Paris-Tours au lendemain du Tour de Lombardie, c’est cumuler les plaisirs, ou bien les déceptions. Deux jours de suite, des favoris aux profils bien différents n’ont pas su comprendre que la course leur filait entre les doigts. A Tours, Jelle Wallays, habitué des lieux, a fait une Mollema en piégeant des cadors trop attentistes.

Neuf ans après

Tout ça s’est joué à pas grand-chose. Une chute à l’entrée d’un chemin de vigne, tout le monde qui met un coup de patins, Jelle Wallays qui se retrouve avec deux mètres d’avance. Il faut réfléchir vite, ou plutôt ne pas réfléchir. Appuyer fort sur les pédales, tout de suite, même à cinquante kilomètres de l’arrivée. Et voir ensuite comment les autres réagissent. Le Belge l’a compris. Il n’est pas un cador des classiques mais il sait malgré tout où il mettait les pieds, ce dimanche. Paris-Tours est sa course, en quelque sorte. Il s’y était imposé chez les espoirs, en 2010, à 21 ans, alors qu’il venait de signer un contrat de stagiaire chez Topsport Vlaanderen, quelques semaines plus tôt. Démare et Vermote faisaient partie des battus, déjà, à l’époque. Dire que le bonhomme avait pris rendez-vous serait un peu facile, parce que ceux qui ont gagné avant ou après lui n’ont pas tous confirmé chez les grands. Mais pour lui, l’histoire ne faisait vraiment que débuter.

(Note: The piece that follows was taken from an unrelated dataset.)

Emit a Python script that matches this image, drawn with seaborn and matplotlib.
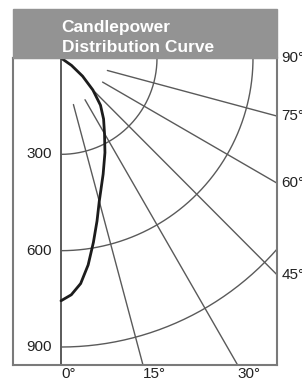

Quatre ans plus tard, toujours sous les mêmes couleurs, mais chez les professionnels cette fois, il avait remis ça. Cette vois, le vaincu s’appelait Thomas Voeckler, au terme d’une échappée matinale finalement victorieuse, c’est assez rare pour le signaler. Mais il faut croire que les cadors n’ont pas jugé nécessaire de se méfier, en 2019 cette fois, quand le bonhomme est sorti de nouveau. Ils avaient déjà fait l’erreur un peu plus tôt, en laissant filer Soren Kragh Andersen, pas un inconnu lui non plus, puisqu’il avait le dossard n°1 collé dans le dos. Le peloton n’a d’ailleurs revu le Danois qu’à la faveur d’une crevaison malheureuse, sinon il aurait été en mesure de s’allier à Jelle Wallays pour filer encore plus rapidement vers l’avenue de Grammont. Niki Terpstra, Oliver Naesen et Arnaud Démare n’ont plus que leurs yeux pour pleurer. Les deux premiers ont sauvé un podium sans saveur, dont ils ne se rappelleront pas longtemps, alors que le Français a pris une quatrième place encore plus amer.

A trop se regarder…

On ne trouvera pas d’excuses à ces favoris trop peu attentifs. La fin de saison et ses organismes usés ne peuvent tout expliquer. Hier, la majorité de ces garçons étaient sans doute devant leur télé pour regarder le Tour de Lombardie, et ils ont vu les cadors, déjà, sous-estimer un Bauke Mollema qui s’est ainsi offert le plus beau succès de sa carrière. Sans doute ont-ils même pensé, un moment, que les Roglic, Bernal et compagnie s’étaient sacrément plantés, quand même. Mais ils n’ont pas fait mieux. Terpstra a crevé et il est le seul qui puisse invoquer la malchance, ce soir. Les autres reviendront dans un an. Et s’ils font la même erreur, alors Jelle Wallays, désormais trentenaire, pourrait aller chercher un troisième succès dans Paris-Tours qui en ferait le recordman de victoires, avec Erik Zabel, Guido Reybrouck, Paul Maye et Gustave Danneels. Ce serait un bon moyen de fêter les dix ans de sa victoire chez les espoirs, tiens.